Arteries have a thick outer layer of longitudinal collagen and elastic fibers to avoid leaks and bulges. They have a thick wall, which is essential to withstand the high pressures.

They also have thick layers of circular elastic fibres and muscle fibres to help pump the blood through after each contraction of the heart.

In addition the narrow lumen maintains the high pressure inside the arteries.


Veins are made up of thin layers with a few circular elastic fibres and muscle fibres. This is because blood does not flow in pulses and so the vein walls cannot help pump the blood on.

Veins also have thin walls which allows the near by muscles to press against them so that they become flat. This helps the blood to be pushed forwards towards the heart. There is only a thin outer layer of longitudinal collagen and elastic fibres as there is low pressure inside the vein and so little chance of bursting. Finally, a wide lumen is needed to accommodate the slow flowing blood due to the low pressure. They have valves to prevent blood pooling at extremities (arteries do not have valves).
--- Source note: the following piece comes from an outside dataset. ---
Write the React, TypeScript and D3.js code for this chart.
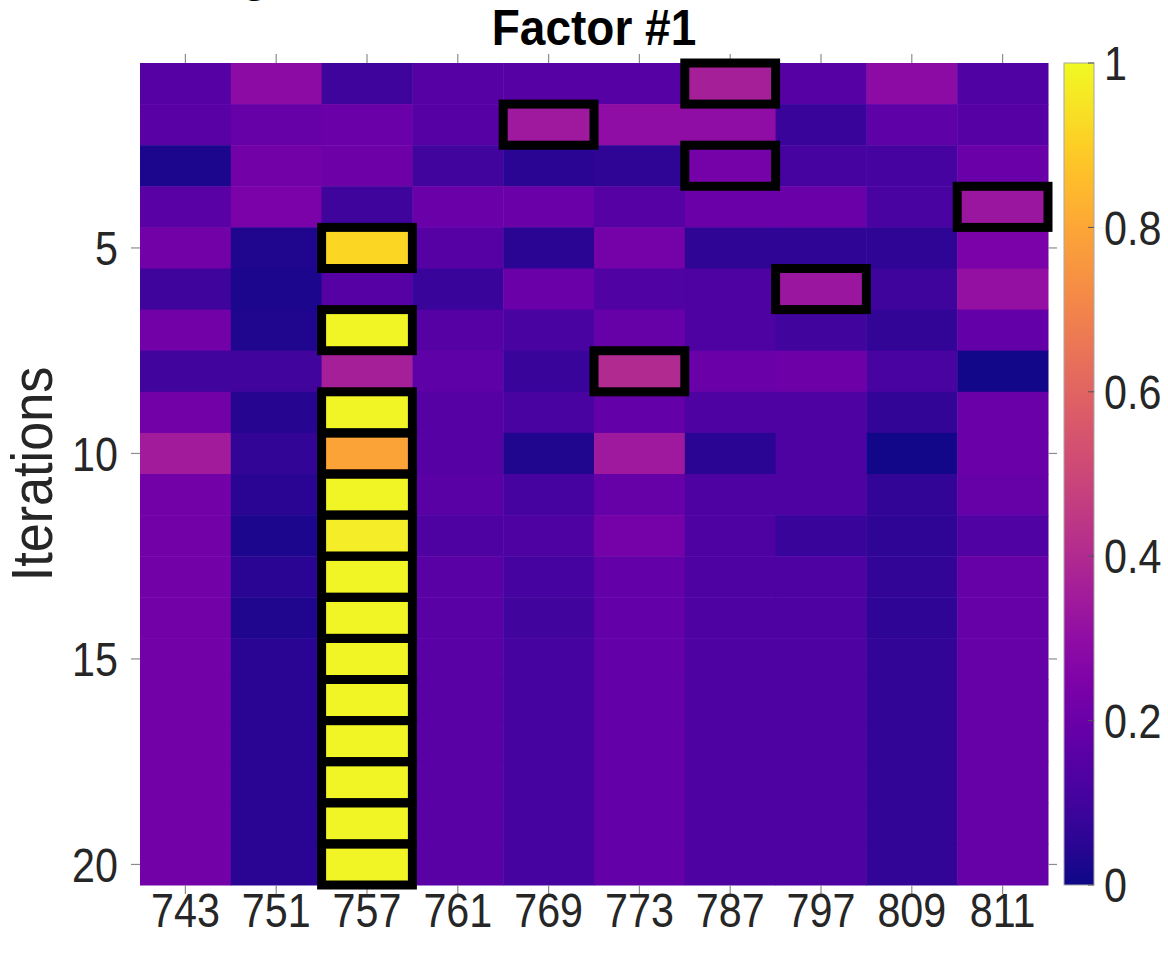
import React, { useEffect, useRef } from "react";
import * as d3 from "d3";

const columns = ["743", "751", "757", "761", "769", "773", "787", "797", "809", "811"];
const iterations = d3.range(1, 21);
const yTicks = [5, 10, 15, 20];
const cbTicks = [0, 0.2, 0.4, 0.6, 0.8, 1];

// one array per iteration, in column order
const values: number[][] = [
  [0.15, 0.29, 0.09, 0.15, 0.15, 0.15, 0.36, 0.15, 0.29, 0.14],
  [0.16, 0.19, 0.2, 0.15, 0.34, 0.3, 0.3, 0.08, 0.17, 0.15],
  [0.02, 0.22, 0.21, 0.1, 0.05, 0.06, 0.23, 0.11, 0.11, 0.2],
  [0.16, 0.24, 0.09, 0.2, 0.2, 0.15, 0.2, 0.2, 0.12, 0.33],
  [0.22, 0.03, 0.92, 0.15, 0.05, 0.23, 0.06, 0.06, 0.06, 0.24],
  [0.09, 0.02, 0.15, 0.08, 0.2, 0.14, 0.13, 0.33, 0.09, 0.31],
  [0.22, 0.03, 0.99, 0.15, 0.12, 0.19, 0.13, 0.1, 0.07, 0.18],
  [0.1, 0.1, 0.36, 0.17, 0.08, 0.4, 0.2, 0.21, 0.12, 0.01],
  [0.22, 0.04, 0.99, 0.15, 0.12, 0.18, 0.13, 0.13, 0.07, 0.2],
  [0.35, 0.07, 0.79, 0.15, 0.03, 0.34, 0.05, 0.13, 0.01, 0.2],
  [0.22, 0.05, 0.99, 0.16, 0.11, 0.19, 0.13, 0.13, 0.07, 0.19],
  [0.22, 0.02, 0.97, 0.13, 0.13, 0.23, 0.13, 0.08, 0.06, 0.14],
  [0.22, 0.05, 0.99, 0.16, 0.11, 0.18, 0.13, 0.13, 0.07, 0.19],
  [0.22, 0.03, 0.99, 0.16, 0.1, 0.18, 0.13, 0.13, 0.06, 0.19],
  [0.22, 0.05, 0.99, 0.16, 0.11, 0.18, 0.13, 0.13, 0.07, 0.19],
  [0.22, 0.05, 0.99, 0.16, 0.11, 0.18, 0.13, 0.13, 0.07, 0.19],
  [0.22, 0.05, 0.99, 0.16, 0.11, 0.18, 0.13, 0.13, 0.07, 0.19],
  [0.22, 0.05, 0.99, 0.16, 0.11, 0.18, 0.13, 0.13, 0.07, 0.19],
  [0.22, 0.05, 0.99, 0.16, 0.11, 0.18, 0.13, 0.13, 0.07, 0.19],
  [0.22, 0.05, 0.99, 0.16, 0.11, 0.18, 0.13, 0.13, 0.07, 0.19],
];

// [iteration, column] of the outlined cells
const highlighted: [number, string][] = [
  [1, "787"], [2, "769"], [3, "787"], [4, "811"], [5, "757"], [6, "797"],
  [7, "757"], [8, "773"], [9, "757"], [10, "757"], [11, "757"], [12, "757"],
  [13, "757"], [14, "757"], [15, "757"], [16, "757"], [17, "757"], [18, "757"],
  [19, "757"], [20, "757"],
];

const Heatmap: React.FC = () => {
  const svgRef = useRef<SVGSVGElement | null>(null);

  useEffect(() => {
    document.body.style.margin = "0";
    const svg = d3.select(svgRef.current);
    svg.selectAll("*").remove();

    const w = 1168;
    const h = 953;
    const m = { top: 63, left: 140, right: 1048, bottom: 885 };
    const font = "'Liberation Sans', Arial, Helvetica, sans-serif";
    const textColor = "#262626";
    const axisColor = "#8c8c8c";
    const squeeze = 0.86; // reference font is narrower than Arial

    svg.attr("width", w).attr("height", h).style("background-color", "#ffffff");

    const x = d3.scaleBand().domain(columns).range([m.left, m.right]);
    const y = d3.scaleBand<number>().domain(iterations).range([m.top, m.bottom]);
    const color = d3.scaleSequential(d3.interpolatePlasma).domain([0, 1]);

    const cells = iterations.flatMap((it, i) =>
      columns.map((c, j) => ({ it, c, v: values[i][j] }))
    );

    // cells
    svg.append("g")
      .selectAll("rect")
      .data(cells)
      .enter()
      .append("rect")
      .attr("x", d => x(d.c)!)
      .attr("y", d => y(d.it)!)
      .attr("width", x.bandwidth() + 0.5)
      .attr("height", y.bandwidth() + 0.5)
      .attr("fill", d => color(d.v));

    // axis ticks (outward, MATLAB image style)
    const tickLen = 9;
    const ticks = svg.append("g").attr("stroke", axisColor).attr("stroke-width", 1.2);
    columns.forEach(c => {
      const cx = x(c)! + x.bandwidth() / 2;
      ticks.append("line").attr("x1", cx).attr("x2", cx).attr("y1", m.bottom).attr("y2", m.bottom + tickLen);
      ticks.append("line").attr("x1", cx).attr("x2", cx).attr("y1", m.top).attr("y2", m.top - tickLen);
    });
    yTicks.forEach(t => {
      const cy = y(t)! + y.bandwidth() / 2;
      ticks.append("line").attr("x1", m.left).attr("x2", m.left - tickLen).attr("y1", cy).attr("y2", cy);
      ticks.append("line").attr("x1", m.right).attr("x2", m.right + tickLen).attr("y1", cy).attr("y2", cy);
    });

    // outlined cells
    svg.append("g")
      .selectAll("rect")
      .data(highlighted)
      .enter()
      .append("rect")
      .attr("x", d => x(d[1])!)
      .attr("y", d => y(d[0])!)
      .attr("width", x.bandwidth())
      .attr("height", y.bandwidth())
      .attr("fill", "none")
      .attr("stroke", "#000")
      .attr("stroke-width", 9);

    // tick labels
    svg.append("g")
      .selectAll("text")
      .data(columns)
      .enter()
      .append("text")
      .attr("transform", d => `translate(${x(d)! + x.bandwidth() / 2}, 927) scale(${squeeze}, 1)`)
      .attr("text-anchor", "middle")
      .style("font-family", font)
      .style("font-size", "48px")
      .attr("fill", textColor)
      .text(d => d);

    svg.append("g")
      .selectAll("text")
      .data(yTicks)
      .enter()
      .append("text")
      .attr("transform", d => `translate(118, ${y(d)! + y.bandwidth() / 2}) scale(${squeeze}, 1)`)
      .attr("dy", "0.36em")
      .attr("text-anchor", "end")
      .style("font-family", font)
      .style("font-size", "48px")
      .attr("fill", textColor)
      .text(d => d);

    // y label
    svg.append("text")
      .attr("transform", `translate(52, ${(m.top + m.bottom) / 2}) rotate(-90) scale(${squeeze + 0.04}, 1)`)
      .attr("text-anchor", "middle")
      .style("font-family", font)
      .style("font-size", "58px")
      .attr("fill", textColor)
      .text("Iterations");

    // title
    svg.append("text")
      .attr("transform", `translate(${(m.left + m.right) / 2}, 45) scale(0.92, 1)`)
      .attr("text-anchor", "middle")
      .style("font-family", font)
      .style("font-size", "50px")
      .style("font-weight", "bold")
      .attr("fill", "#000")
      .text("Factor #1");

    // clipped glyph of a super-title above the figure
    svg.append("text")
      .attr("x", 255)
      .attr("y", -9)
      .attr("text-anchor", "middle")
      .style("font-family", font)
      .style("font-size", "48px")
      .style("font-weight", "bold")
      .attr("fill", "#000")
      .text("g");

    // colorbar
    const cb = { x: 1064, w: 30 };
    const cbScale = d3.scaleLinear().domain([0, 1]).range([m.bottom, m.top]);
    const grad = svg.append("defs")
      .append("linearGradient")
      .attr("id", "plasma-grad")
      .attr("x1", "0").attr("y1", "1").attr("x2", "0").attr("y2", "0");
    d3.range(0, 1.0001, 0.05).forEach(t => {
      grad.append("stop").attr("offset", t).attr("stop-color", color(t));
    });
    svg.append("rect")
      .attr("x", cb.x)
      .attr("y", m.top)
      .attr("width", cb.w)
      .attr("height", m.bottom - m.top)
      .attr("fill", "url(#plasma-grad)")
      .attr("stroke", "#a6a6a6")
      .attr("stroke-width", 1);

    svg.append("g")
      .selectAll("line")
      .data(cbTicks)
      .enter()
      .append("line")
      .attr("x1", cb.x + cb.w)
      .attr("x2", cb.x + cb.w - 6)
      .attr("y1", d => cbScale(d))
      .attr("y2", d => cbScale(d))
      .attr("stroke", "#555")
      .attr("stroke-width", 1);

    svg.append("g")
      .selectAll("text")
      .data(cbTicks)
      .enter()
      .append("text")
      .attr("transform", d => `translate(1104, ${cbScale(d)}) scale(${squeeze}, 1)`)
      .attr("dy", "0.36em")
      .style("font-family", font)
      .style("font-size", "48px")
      .attr("fill", textColor)
      .text(d => d3.format("~g")(d));
  }, []);

  return <svg ref={svgRef}></svg>;
};

export default function App() {
  return <Heatmap />;
}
Capillaries are made up of a wall that is only one cell layer thick and results in the distance for diffusion in and out of the capillary being very small so that diffusion can occur rapidly. Capillaries are involved with material and gas exchange with the surrounding body tissue

They also contain pores within the their wall which allow some plasma to leak out and form tissue fluid à aid the transport of material. Phagocytes can also pass through these pores to help fight infections.

In addition, the lumen of the capillaries is very narrow. This means that many capillaries can fit in a small space, increasing the surface area for diffusion.